SBC Communications Inc.
175 E. Houston Street
San Antonio, TX 78205

Dear Sirs:

     With reference to the registration statement on Form S-3 which SBC Communications Inc. (the “Corporation”) proposes to file with the Securities and Exchange Commission under the Securities Act of 1933, as amended, relating to (i) debt securities of the Corporation (“Debt Securities”) issuable in series under an Indenture dated as of November 1, 1994, between the Corporation and The Bank of New York, as Trustee, (ii) shares of preferred stock, par value $1 per share, of the Corporation (“Preferred Stock”), (iii) depositary shares representing fractional interests in Preferred Stock (“Depositary Shares”), and (iv) shares of common stock, par value $1 per share, of the Corporation (“Common Stock”), and having an aggregate maximum public offering price of $10,500,000,000, I am of the opinion that:

     1. The Corporation has been duly incorporated and is validly existing and in good standing under the laws of the State of Delaware.

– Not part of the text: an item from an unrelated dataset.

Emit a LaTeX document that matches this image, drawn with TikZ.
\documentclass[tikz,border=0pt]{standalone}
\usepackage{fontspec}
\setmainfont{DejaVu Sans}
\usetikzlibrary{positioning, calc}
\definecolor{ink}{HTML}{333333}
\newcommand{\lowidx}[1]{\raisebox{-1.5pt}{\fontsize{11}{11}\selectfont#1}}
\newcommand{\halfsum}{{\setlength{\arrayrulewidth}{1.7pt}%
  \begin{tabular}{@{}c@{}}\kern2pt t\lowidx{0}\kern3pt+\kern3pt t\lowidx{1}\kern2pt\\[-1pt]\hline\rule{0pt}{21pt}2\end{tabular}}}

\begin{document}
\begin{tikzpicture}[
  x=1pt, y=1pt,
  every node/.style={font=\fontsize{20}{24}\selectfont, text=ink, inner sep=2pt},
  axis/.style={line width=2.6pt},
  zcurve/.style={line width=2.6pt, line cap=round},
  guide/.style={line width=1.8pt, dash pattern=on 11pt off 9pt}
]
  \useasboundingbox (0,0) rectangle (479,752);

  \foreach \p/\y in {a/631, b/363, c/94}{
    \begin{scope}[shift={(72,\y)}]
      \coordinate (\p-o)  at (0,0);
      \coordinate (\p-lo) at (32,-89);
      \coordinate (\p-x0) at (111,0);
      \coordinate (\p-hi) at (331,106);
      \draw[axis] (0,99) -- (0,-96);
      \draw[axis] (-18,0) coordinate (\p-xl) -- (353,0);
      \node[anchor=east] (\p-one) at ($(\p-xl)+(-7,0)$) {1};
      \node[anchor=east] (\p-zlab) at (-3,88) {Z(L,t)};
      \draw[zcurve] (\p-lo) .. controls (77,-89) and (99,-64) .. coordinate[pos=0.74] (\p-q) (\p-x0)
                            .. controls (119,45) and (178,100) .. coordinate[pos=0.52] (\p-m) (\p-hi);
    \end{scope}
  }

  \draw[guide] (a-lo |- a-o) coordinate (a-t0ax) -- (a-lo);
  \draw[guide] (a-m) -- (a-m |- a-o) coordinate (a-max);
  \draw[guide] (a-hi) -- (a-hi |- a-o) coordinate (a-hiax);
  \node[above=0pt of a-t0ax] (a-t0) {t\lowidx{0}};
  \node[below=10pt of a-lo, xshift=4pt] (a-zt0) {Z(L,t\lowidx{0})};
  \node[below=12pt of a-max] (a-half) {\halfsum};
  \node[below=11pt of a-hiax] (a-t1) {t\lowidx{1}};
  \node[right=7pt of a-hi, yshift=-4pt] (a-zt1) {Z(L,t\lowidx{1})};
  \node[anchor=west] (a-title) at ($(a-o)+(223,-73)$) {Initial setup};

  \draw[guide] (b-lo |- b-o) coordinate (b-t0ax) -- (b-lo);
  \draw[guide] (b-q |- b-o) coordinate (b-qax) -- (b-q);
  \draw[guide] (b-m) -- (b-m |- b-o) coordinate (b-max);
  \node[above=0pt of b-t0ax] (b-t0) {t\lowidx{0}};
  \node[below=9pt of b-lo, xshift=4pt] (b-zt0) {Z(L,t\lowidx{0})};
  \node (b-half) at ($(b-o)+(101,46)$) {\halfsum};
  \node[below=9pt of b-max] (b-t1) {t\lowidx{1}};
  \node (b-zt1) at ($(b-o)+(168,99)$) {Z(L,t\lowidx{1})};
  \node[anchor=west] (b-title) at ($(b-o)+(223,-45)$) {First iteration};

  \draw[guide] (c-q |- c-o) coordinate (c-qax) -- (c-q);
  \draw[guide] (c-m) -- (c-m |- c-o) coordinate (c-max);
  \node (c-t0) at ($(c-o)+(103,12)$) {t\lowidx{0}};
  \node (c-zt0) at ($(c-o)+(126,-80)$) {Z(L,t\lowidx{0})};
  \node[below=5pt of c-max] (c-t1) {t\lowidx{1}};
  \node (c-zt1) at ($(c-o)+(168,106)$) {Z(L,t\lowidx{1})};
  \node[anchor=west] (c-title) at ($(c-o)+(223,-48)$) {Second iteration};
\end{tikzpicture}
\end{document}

     2. Each series of the Debt Securities, when duly established by or pursuant to a resolution of the Board of Directors of the Corporation or in a supplemental indenture, in each case so as not to violate any applicable law or any agreement or instrument to which SBC Communications Inc. is a party or by which it is bound, and duly executed, authenticated and issued as provided in the Indenture and delivered against payment, will constitute valid and legally binding obligations of the Corporation entitled to the benefits of the Indenture.

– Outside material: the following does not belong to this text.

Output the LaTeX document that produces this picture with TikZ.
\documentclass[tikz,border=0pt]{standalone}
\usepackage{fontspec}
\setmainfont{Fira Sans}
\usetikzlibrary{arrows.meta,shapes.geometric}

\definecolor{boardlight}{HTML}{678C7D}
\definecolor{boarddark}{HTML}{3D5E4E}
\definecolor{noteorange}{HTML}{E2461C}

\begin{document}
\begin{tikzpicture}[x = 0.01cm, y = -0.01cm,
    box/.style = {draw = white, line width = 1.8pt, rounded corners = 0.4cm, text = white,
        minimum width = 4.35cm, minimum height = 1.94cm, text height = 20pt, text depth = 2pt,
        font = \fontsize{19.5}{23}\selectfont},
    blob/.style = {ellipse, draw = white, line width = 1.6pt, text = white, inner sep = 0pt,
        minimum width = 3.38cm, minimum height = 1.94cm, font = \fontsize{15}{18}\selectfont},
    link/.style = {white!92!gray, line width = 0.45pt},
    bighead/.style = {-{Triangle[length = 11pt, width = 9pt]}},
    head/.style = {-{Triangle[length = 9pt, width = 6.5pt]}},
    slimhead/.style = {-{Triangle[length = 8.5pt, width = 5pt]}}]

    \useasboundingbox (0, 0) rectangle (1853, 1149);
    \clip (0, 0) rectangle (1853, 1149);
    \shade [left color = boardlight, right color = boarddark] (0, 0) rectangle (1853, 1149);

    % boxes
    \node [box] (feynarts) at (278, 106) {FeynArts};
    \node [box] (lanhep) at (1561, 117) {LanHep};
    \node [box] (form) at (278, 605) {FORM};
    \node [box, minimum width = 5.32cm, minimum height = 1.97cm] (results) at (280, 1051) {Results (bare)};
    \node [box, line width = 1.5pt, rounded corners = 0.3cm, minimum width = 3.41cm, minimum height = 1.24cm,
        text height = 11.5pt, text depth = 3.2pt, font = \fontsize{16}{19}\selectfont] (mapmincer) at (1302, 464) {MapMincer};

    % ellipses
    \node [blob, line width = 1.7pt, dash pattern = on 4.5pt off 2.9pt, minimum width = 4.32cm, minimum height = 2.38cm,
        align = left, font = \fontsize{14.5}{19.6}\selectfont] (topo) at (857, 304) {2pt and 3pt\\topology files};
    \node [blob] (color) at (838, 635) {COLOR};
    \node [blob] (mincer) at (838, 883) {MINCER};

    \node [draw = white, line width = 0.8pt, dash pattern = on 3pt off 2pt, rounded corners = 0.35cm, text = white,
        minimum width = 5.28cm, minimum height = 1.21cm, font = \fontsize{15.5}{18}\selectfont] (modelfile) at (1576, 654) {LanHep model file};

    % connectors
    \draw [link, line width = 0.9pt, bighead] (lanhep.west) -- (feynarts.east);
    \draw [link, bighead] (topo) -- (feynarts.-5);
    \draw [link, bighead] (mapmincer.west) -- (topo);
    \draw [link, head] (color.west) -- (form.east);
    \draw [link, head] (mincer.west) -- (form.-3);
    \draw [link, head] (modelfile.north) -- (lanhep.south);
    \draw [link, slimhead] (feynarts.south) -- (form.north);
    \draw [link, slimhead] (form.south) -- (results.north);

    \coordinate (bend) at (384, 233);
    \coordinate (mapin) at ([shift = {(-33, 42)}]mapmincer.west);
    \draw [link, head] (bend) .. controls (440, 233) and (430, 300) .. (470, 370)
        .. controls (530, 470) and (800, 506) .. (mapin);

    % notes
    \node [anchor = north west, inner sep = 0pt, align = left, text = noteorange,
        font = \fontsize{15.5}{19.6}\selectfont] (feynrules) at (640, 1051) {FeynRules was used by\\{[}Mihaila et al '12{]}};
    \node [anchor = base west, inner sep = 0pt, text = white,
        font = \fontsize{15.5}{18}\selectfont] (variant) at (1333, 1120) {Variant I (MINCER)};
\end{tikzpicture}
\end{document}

     3. The shares of Preferred Stock, when both (A) the Board of Directors of the Corporation has taken all necessary corporate action to approve the issuance and terms of the shares of Preferred Stock, the terms of the offering thereof, and related matters, in each case so as not to violate any applicable law or any agreement or instrument to which the Corporation is a party or by which it is bound, including the adoption of a Certificate of Designation relating to such Preferred Stock (a “Certificate”) and the filing of the Certificate with the Secretary of State of the State of Delaware, and (B) certificates representing the shares of Preferred Stock have been duly executed, countersigned, registered and delivered either (i) in accordance with the applicable definitive purchase, underwriting or similar agreement approved by the Board of Directors of the Corporation and upon payment of the consideration therefor (not less than the par value of the Preferred Stock) provided for therein or (ii) upon conversion or exercise of any other Security, in accordance with the terms of such Security or the instrument governing such Security providing for such conversion or exercise as approved by the Board of Directors of the Corporation, for the consideration approved by the Board of Directors of the Corporation (not less than the par value of the Preferred Stock), will be validly issued, fully paid and nonassessable.

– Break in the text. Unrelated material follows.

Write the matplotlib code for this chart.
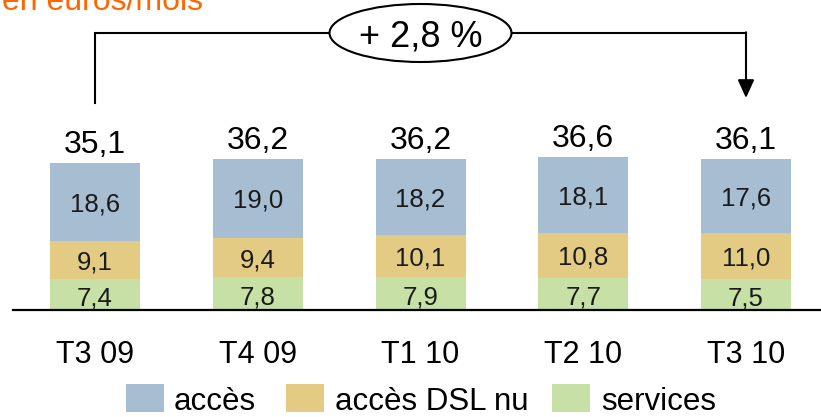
import matplotlib
matplotlib.use("Agg")
import matplotlib.pyplot as plt
from matplotlib.patches import Rectangle, Ellipse

plt.rcParams['font.family'] = ['Liberation Sans', 'DejaVu Sans']

categories = ["T3 09", "T4 09", "T1 10", "T2 10", "T3 10"]
services = [7.4, 7.8, 7.9, 7.7, 7.5]
dsl_nu = [9.1, 9.4, 10.1, 10.8, 11.0]
acces = [18.6, 19.0, 18.2, 18.1, 17.6]
totals = ["35,1", "36,2", "36,2", "36,6", "36,1"]
series_names = ["accès", "accès DSL nu", "services"]
growth_label = "+ 2,8 %"
title = "en euros/mois"

c_acces = "#A7BDD1"
c_dsl = "#E3CB83"
c_serv = "#C7E0A5"

W, H = 821, 417
fig = plt.figure(figsize=(W / 100, H / 100), dpi=100)
k = 4.18          # px per unit
base_px = 310     # y pixel (from top) of bar base
spacing = 162.75
x0 = 95
ax = fig.add_axes([13 / W, (H - base_px) / H, (W - 13) / W, base_px / H])
ax.set_xlim((13 - x0) / spacing, (W - x0) / spacing)
ax.set_ylim(0, base_px / k)
for s in ['top', 'right', 'left']:
    ax.spines[s].set_visible(False)
ax.spines['bottom'].set_linewidth(1.6)
ax.set_xticks([])
ax.set_yticks([])

x = list(range(len(categories)))
bw = 90 / spacing
ax.bar(x, services, width=bw, color=c_serv, zorder=2)
ax.bar(x, dsl_nu, width=bw, bottom=services, color=c_dsl, zorder=2)
bottom3 = [a + b for a, b in zip(services, dsl_nu)]
ax.bar(x, acces, width=bw, bottom=bottom3, color=c_acces, zorder=2)

def fmt(v):
    return f"{v:.1f}".replace(".", ",")

for i in x:
    ax.text(i, services[i] / 2 - 0.3, fmt(services[i]), ha='center', va='center_baseline',
            fontsize=18.5, color='#1a1a1a')
    ax.text(i, services[i] + dsl_nu[i] / 2, fmt(dsl_nu[i]), ha='center', va='center_baseline',
            fontsize=18.5, color='#1a1a1a')
    ax.text(i, bottom3[i] + acces[i] / 2, fmt(acces[i]), ha='center', va='center_baseline',
            fontsize=18.5, color='#1a1a1a')
    top = bottom3[i] + acces[i]
    ax.text(i, top + 10 / k, totals[i], ha='center', va='baseline', fontsize=23, color='black')
    ax.text(i, -53 / k, categories[i], ha='center', va='baseline', fontsize=22,
            color='black', clip_on=False)

# growth bracket
yb = (base_px - 33) / k
y_left = (base_px - 103) / k
y_tip = (base_px - 98) / k
ell_w = 182 / spacing
ell_h = 58 / k
ax.plot([0, 0, 2 - ell_w / 2], [y_left, yb, yb], color='black', lw=1.5, clip_on=False,
        solid_joinstyle='miter')
ax.plot([2 + ell_w / 2, 4.0], [yb, yb], color='black', lw=1.5, clip_on=False)
ax.annotate("", xy=(4.0, y_tip), xytext=(4.0, yb + 0.17),
            arrowprops=dict(arrowstyle='-|>,head_length=1.1,head_width=0.5',
                            color='black', lw=1.5, shrinkA=0, shrinkB=0),
            annotation_clip=False)
ax.add_patch(Ellipse((2, yb), ell_w, ell_h, facecolor='white', edgecolor='black',
                     lw=1.5, clip_on=False, zorder=3))
ax.text(2, yb, growth_label, ha='center', va='center_baseline', fontsize=26,
        color='black', zorder=4)

# title (cut at top)
fig.text(2 / W, (H - 10) / H, title, ha='left', va='baseline', fontsize=23, color='#FF6600')

# legend
cols = [c_acces, c_dsl, c_serv]
patch_x = [126, 286, 552]
text_x = [174, 335, 601]
for name, c, px, tx in zip(series_names, cols, patch_x, text_x):
    fig.add_artist(Rectangle((px / W, 5.5 / H), 38 / W, 27.5 / H, transform=fig.transFigure,
                             facecolor=c, edgecolor='none'))
    fig.text(tx / W, 6.5 / H, name, ha='left', va='baseline', fontsize=22.5, color='black')

fig.savefig("out.png", dpi=100)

     4. The Depositary Shares, when (A) the Board of Directors of the Corporation has taken all necessary corporate action to approve the issuance and terms of the Depositary Shares, the terms of the offering thereof, and related matters, in each case so as not to violate any applicable law or any agreement or instrument to which the Corporation is a party or by which it is bound, (B) the Depositary Agreement or Agreements relating to the Depositary Shares and the related Depositary Receipts have been duly authorized and validly executed and delivered by the Corporation and the Depositary appointed by the Corporation, (C) the shares of Preferred Stock underlying such Depositary Shares have been duly and validly issued and are fully paid and nonassessable as contemplated in paragraph (3) above and deposited with a bank or trust company (which meets the requirements for the Depositary set forth in the Registration Statement) under the applicable Depositary Agreements, and (D) the Depositary Receipts representing the Depositary Shares have been duly executed, countersigned, registered and delivered in accordance with the appropriate Depositary Agreement and the applicable definitive purchase, underwriting or

 


 

similar agreement approved by the Board of Directors of the Corporation upon payment of the consideration therefor provided for therein, will be validly issued.

     5. Any shares of Common Stock sold by the Corporation or any of its subsidiaries, when both (A) the Board of Directors of the Corporation has taken all necessary corporate action to approve the sale of and the terms of the offering of the shares of Common Stock, and related matters, in each case so as not to violate any applicable law or any agreement or instrument to which the Corporation is a party or by which it is bound, and (B) certificates representing the shares of Common Stock have been duly executed, countersigned, registered and delivered (or, in the case of uncertificated shares, the shares have been registered and a notice of their issuance has been delivered) either (i) in accordance with the applicable definitive purchase, underwriting or similar agreement approved by, or pursuant to the due authorization of, the Board of Directors of the Corporation upon payment of the consideration therefor (not less than the par value of the Common Stock) provided for therein or (ii) upon conversion or exercise of any Security, in accordance with the terms of such Security of the instrument governing such Security providing for such conversion or exercise as approved by the Board of Directors of the Corporation, for the consideration approved by the Board of Directors of the Corporation (not less than the par value of the Common Stock), will be validly issued, fully paid and nonassessable.

     I hereby consent to the filing of this opinion with the Securities and Exchange Commission in connection with the filing of the Registration Statement referred to above and the making of the statements with respect to me which are set forth under the caption “Legal Opinions” in the prospectus forming a part of the Registration Statement referred to above.

     In giving this consent, I do not thereby admit that I am within the category of persons whose consent is required under Section 7 of the Securities Act of 1933, as amended, or the rules and regulations of the Securities and Exchange Commission.